The validity of 1a follows directly from the property of all streams indexing - in communication-free mode - into different parts of a common stream; 2b from existing formulae for matrix data distribution given its type. Also 1c is a consequence of FUT values computed as a function of their entry coordinates.
These remarks indicate that all a process (s, t) needs to perform colummwise sketching are input matrix entries in the same columns j (as available locally for the same-width/different-height sketched_matrix) however at rows i in the union of mix_set[k] (for k in select_stream[l] for all l in the first coordinates of the pairs in entries[s,t]) - and with the understanding than all i, j, k, l related index sets can be computed in communication-free mode.
Let's now exploit these remarks for parallel sketching both in streaming and message passing configurations.

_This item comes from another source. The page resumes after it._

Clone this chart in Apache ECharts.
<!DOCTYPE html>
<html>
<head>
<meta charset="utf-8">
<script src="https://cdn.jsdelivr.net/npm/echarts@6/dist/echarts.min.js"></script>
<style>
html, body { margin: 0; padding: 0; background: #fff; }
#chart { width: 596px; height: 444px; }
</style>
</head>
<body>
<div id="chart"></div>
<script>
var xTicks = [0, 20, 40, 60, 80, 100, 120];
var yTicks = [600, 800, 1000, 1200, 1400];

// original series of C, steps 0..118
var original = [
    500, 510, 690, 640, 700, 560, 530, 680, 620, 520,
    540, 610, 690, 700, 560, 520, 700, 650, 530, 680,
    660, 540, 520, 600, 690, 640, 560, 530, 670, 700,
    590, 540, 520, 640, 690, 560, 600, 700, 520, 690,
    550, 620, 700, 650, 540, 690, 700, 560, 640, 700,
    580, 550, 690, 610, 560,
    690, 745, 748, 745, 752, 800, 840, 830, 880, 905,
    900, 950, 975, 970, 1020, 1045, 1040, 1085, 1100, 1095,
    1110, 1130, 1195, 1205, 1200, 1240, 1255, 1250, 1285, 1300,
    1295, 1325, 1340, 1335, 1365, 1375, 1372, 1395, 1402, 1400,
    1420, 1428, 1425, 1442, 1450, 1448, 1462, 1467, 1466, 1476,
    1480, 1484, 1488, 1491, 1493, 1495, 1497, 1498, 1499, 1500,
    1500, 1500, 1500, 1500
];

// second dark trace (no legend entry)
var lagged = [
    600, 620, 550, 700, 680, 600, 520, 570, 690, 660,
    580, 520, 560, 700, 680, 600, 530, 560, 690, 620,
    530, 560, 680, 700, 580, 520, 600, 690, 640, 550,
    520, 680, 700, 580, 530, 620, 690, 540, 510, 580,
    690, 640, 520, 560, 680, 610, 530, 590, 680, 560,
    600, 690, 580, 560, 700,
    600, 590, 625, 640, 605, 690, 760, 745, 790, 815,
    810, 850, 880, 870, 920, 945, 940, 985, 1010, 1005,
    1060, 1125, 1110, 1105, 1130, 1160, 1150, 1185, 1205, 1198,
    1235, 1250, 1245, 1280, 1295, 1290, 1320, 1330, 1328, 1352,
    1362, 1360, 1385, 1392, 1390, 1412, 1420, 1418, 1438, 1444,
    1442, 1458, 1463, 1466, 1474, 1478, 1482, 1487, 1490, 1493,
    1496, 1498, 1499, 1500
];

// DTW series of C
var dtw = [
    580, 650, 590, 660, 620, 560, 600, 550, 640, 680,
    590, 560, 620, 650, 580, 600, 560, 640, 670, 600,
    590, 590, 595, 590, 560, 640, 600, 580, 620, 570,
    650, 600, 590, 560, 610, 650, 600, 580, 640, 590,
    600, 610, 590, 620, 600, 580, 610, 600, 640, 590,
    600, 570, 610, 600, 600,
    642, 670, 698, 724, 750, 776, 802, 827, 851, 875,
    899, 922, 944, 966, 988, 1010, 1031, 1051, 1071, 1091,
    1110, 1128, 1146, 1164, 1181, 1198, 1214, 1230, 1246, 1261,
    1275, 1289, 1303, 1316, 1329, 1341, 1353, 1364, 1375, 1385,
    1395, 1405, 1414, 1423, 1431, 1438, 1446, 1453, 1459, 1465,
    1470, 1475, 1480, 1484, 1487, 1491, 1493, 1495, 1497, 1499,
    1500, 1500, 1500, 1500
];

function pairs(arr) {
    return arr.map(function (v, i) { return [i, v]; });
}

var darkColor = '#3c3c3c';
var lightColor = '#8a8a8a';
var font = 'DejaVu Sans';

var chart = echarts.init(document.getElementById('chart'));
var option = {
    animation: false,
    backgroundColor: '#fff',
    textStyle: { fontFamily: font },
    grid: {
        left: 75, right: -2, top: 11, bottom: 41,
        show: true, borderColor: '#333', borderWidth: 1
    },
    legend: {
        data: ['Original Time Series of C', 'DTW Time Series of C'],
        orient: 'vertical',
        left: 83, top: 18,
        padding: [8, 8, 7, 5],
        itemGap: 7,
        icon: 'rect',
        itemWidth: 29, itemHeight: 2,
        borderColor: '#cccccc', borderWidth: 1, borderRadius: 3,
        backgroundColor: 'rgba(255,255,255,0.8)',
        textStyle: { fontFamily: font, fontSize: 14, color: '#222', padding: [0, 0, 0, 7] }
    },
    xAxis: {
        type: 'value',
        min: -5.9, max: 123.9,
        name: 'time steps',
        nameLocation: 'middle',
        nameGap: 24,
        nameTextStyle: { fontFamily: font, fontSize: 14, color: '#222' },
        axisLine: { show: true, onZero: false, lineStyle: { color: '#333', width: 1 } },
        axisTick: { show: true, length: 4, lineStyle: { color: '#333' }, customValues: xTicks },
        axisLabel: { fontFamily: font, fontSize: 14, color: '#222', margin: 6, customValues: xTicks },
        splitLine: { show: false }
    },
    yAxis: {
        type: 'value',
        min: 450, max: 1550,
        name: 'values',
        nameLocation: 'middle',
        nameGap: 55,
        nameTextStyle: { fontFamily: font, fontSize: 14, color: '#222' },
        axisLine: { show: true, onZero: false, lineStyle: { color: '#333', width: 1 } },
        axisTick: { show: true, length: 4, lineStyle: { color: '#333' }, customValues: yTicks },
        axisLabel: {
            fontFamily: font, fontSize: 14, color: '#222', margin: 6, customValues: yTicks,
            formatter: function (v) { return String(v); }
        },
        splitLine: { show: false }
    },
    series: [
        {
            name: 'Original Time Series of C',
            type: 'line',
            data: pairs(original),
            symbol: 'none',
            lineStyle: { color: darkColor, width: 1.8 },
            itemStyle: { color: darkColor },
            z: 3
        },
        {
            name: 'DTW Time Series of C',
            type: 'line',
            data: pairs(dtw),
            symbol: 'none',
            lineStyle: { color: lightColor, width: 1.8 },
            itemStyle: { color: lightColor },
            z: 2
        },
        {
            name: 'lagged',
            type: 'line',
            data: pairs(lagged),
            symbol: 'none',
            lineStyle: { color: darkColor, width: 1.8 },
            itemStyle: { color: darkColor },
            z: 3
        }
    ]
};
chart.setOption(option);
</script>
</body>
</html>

In a simple scenario, let's assume that processes are required to host the sketched matrix A_hat in a given data distribution and can independently read from file each entry A[u, v] of the original matrix for known u, v only once (single pass). The order of (u, v) index pairs can be made implicit if we additionally assume that the matrix data in the file is organized in a standard one-dimensional traversal indexing (column-major or row-major), but this is not necessary. Here is a prototype listing of computation activities at process (s, t) in this setting:
compute entries[s,t]
j_set = {j for (l, j) in entries[s, t]}
for index in [0, height * width):
read A[u, v]
if v in j_set:
k_set = {k : u in mix_set[k]}
for k in k_set:
l = invert[select_stream][k]
A_hat[l, v] += mix_factor[k][u] * A[u, v]

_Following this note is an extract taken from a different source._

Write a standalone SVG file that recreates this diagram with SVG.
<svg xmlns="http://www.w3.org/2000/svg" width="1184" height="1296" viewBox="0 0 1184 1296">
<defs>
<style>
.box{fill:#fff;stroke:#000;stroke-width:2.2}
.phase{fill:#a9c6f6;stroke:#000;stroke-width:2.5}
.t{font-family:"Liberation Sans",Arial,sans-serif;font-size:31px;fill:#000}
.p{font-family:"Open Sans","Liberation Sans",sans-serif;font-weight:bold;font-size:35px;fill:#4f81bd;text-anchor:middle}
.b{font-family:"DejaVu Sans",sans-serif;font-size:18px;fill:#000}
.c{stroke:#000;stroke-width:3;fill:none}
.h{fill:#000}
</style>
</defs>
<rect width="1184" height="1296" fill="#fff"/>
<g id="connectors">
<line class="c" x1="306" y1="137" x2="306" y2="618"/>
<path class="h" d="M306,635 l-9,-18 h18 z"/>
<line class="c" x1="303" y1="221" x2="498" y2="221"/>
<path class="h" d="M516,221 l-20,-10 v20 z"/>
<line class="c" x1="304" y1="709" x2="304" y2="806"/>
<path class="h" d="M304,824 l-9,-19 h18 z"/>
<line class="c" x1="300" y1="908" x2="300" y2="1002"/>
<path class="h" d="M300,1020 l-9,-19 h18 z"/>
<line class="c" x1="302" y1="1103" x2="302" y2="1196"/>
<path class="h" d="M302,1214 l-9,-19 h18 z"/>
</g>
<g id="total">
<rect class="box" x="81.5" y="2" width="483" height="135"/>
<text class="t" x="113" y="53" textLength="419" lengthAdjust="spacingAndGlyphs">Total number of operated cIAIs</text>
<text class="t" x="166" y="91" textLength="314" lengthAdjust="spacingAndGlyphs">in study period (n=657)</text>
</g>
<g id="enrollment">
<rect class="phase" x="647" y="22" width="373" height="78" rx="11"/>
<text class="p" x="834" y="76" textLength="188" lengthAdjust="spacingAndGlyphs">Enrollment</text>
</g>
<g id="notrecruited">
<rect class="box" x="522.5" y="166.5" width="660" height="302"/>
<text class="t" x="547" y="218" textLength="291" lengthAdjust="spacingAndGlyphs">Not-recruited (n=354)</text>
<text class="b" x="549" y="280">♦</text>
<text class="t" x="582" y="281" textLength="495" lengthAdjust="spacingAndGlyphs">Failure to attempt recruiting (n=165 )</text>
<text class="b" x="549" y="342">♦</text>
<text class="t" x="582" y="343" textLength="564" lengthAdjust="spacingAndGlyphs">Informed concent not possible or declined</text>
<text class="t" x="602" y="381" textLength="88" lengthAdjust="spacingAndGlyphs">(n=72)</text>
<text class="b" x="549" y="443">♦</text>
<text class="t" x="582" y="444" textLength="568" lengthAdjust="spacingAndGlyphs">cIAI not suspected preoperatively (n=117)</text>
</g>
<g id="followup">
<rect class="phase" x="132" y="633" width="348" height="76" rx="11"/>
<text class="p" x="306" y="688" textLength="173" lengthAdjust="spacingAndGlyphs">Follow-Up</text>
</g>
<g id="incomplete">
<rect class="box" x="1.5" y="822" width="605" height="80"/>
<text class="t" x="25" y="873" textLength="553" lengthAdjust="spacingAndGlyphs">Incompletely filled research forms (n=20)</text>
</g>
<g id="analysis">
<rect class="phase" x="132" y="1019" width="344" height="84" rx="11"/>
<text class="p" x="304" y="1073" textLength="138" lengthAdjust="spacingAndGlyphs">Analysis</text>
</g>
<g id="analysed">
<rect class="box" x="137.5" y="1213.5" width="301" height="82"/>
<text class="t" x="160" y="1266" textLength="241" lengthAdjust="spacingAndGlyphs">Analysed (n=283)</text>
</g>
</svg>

for (l, j) in entries[s, t]:
A_hat[l, j] = post_mix(A_hat[l, j])
where the notation x = invert[f][y] is used for "inverting" y = f[x] (for an invertible mapping f); here select_stream is assumed invertible.
In parallel streaming there is only one provider entity: the input matrix file that is sequentially accessed by the computing processes. In the message passing paradigm, input data are assumed loaded/distributed by the processes. So a process (s,t) both provides (parts of A) and computes (parts of A_hat). Therefore it conceptually needs to perform the following:
# send
compute entries[A][s, t]
for (i, j) in entries[A][s, t]:
k_set = {k: i in mix_set[k]}
for k in in k_set:
l = invert[select_stream][k]
send A[i, j] to owner[A_hat][l, j](=processors[l, j])
# receive and compute
compute entries[A_hat][s, t]
for (l, j) in entries[A_hat][s,t]:
k = select_stream[l]
compute mix_set[k]
for i in mix_set[k]:
receive A[i, j] from owner[A][i, j](=loaders[i, j])
A_hat[l, j] += mix_factor[k][i] * A[i, j]
for (l, j) in entries[A_hat][s, t]:
A_hat[l, j] = post_mix(A_hat[l, j])